**Set task**
From the listing below, extract each line containing the string "React".

═════ Given material ═════

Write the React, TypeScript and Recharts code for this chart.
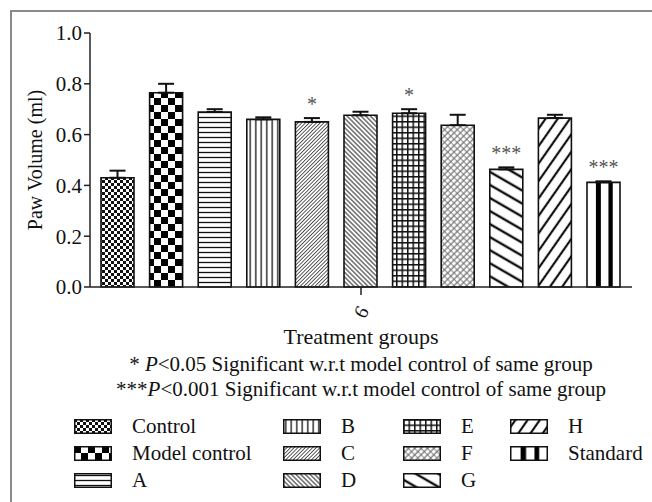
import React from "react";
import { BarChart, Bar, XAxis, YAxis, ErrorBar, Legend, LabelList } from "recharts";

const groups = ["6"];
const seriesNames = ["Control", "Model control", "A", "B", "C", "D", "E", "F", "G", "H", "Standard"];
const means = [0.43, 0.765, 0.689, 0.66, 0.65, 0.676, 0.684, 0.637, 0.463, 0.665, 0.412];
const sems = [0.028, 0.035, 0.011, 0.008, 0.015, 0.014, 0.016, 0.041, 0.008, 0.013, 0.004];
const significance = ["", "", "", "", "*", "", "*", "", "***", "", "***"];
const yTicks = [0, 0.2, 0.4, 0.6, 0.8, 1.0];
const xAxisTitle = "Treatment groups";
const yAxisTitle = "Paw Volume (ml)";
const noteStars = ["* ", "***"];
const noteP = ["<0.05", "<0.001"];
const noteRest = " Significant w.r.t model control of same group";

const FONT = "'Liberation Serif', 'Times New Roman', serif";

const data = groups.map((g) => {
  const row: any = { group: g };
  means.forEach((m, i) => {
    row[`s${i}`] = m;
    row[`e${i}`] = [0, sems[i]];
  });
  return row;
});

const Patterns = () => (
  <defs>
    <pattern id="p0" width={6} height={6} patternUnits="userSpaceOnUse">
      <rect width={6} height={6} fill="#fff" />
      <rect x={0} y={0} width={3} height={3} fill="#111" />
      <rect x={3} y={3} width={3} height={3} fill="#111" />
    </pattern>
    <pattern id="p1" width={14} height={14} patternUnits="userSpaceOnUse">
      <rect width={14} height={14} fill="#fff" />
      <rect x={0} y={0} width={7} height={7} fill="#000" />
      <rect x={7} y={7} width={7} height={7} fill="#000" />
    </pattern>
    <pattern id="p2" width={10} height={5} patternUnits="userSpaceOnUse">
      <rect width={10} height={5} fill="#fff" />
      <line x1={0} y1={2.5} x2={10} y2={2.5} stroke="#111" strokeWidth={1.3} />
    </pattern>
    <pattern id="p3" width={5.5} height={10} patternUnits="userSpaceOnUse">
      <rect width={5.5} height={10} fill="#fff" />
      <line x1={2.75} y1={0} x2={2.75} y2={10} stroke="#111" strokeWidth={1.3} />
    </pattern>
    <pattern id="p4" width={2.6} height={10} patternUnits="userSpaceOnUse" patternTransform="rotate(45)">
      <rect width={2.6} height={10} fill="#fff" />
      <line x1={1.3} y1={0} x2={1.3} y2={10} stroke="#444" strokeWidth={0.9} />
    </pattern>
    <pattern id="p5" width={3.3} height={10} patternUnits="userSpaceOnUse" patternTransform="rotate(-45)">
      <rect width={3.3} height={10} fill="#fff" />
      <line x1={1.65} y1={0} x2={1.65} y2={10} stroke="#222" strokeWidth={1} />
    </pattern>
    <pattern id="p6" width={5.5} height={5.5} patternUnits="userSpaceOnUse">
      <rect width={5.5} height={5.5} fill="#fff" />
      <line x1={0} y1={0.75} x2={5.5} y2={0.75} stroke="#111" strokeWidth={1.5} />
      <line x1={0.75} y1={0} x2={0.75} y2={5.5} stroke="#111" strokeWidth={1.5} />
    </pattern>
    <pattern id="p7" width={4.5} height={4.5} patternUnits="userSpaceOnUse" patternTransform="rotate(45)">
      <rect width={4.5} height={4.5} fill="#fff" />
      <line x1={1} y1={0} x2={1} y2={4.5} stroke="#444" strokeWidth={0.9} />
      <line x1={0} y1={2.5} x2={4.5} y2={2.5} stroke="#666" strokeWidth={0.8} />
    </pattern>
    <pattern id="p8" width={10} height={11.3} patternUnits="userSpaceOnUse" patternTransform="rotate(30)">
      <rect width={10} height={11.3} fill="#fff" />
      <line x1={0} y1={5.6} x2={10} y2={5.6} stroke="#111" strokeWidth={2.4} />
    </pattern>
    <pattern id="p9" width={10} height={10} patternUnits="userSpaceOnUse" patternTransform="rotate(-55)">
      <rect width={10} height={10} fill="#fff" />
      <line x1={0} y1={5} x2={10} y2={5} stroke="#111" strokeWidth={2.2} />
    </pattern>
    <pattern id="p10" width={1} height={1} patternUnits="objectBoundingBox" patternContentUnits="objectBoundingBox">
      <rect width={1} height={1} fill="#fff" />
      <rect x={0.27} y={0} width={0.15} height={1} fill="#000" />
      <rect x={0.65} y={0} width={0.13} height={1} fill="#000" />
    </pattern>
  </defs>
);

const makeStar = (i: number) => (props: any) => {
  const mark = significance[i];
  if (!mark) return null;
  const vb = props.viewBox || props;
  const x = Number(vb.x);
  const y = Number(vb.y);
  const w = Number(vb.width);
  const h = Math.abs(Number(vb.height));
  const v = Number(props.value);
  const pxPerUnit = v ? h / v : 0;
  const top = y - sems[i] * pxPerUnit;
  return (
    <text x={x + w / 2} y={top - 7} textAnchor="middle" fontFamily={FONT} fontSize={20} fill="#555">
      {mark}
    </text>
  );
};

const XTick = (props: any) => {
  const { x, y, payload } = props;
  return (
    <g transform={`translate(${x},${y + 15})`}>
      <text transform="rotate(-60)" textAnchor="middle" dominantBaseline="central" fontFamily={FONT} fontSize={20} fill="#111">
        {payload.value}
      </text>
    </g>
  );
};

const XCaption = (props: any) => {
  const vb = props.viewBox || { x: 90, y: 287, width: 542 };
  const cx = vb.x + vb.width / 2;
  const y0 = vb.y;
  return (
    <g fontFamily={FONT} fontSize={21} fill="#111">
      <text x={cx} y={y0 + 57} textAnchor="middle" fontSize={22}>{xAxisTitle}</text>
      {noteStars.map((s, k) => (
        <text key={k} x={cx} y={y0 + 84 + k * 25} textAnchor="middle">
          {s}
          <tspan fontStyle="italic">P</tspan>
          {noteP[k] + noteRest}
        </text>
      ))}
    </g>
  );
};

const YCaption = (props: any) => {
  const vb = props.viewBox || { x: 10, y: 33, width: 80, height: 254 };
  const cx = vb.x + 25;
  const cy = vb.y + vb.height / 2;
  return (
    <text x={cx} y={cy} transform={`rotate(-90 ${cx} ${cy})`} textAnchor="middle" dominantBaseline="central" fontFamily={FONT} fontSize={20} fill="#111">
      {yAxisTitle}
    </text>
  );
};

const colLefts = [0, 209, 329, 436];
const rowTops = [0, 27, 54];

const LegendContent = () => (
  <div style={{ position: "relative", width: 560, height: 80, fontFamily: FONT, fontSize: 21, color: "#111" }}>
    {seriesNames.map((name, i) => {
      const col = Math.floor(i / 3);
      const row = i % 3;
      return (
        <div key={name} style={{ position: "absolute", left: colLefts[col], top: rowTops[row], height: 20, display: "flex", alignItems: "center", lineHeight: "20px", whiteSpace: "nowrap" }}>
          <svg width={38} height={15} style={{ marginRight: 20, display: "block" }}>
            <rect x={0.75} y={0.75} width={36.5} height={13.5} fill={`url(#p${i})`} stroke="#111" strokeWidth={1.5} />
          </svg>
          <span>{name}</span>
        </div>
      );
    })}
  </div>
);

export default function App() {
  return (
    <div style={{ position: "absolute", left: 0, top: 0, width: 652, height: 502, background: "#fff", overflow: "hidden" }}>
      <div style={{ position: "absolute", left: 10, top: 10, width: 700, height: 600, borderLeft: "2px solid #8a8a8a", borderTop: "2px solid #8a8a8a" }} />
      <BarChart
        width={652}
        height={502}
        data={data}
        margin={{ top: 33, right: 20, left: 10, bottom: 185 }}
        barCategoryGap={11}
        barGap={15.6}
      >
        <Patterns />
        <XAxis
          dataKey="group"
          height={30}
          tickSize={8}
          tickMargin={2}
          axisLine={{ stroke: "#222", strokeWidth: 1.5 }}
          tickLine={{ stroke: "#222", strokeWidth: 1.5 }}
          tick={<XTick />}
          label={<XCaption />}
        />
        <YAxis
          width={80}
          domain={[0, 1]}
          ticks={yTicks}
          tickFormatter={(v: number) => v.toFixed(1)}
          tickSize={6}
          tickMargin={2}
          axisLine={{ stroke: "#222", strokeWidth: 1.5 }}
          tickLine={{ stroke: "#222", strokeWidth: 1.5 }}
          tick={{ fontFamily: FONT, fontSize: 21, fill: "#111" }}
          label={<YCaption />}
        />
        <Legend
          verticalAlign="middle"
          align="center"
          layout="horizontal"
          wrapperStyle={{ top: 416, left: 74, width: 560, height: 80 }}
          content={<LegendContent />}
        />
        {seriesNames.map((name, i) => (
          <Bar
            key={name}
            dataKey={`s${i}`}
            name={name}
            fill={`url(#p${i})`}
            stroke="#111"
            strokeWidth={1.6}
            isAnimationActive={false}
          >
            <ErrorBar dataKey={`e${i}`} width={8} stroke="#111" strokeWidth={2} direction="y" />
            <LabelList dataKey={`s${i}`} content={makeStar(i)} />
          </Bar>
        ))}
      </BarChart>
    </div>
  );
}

═════

**Result of the exercise**
Write the React, TypeScript and Recharts code for this chart.
import React from "react";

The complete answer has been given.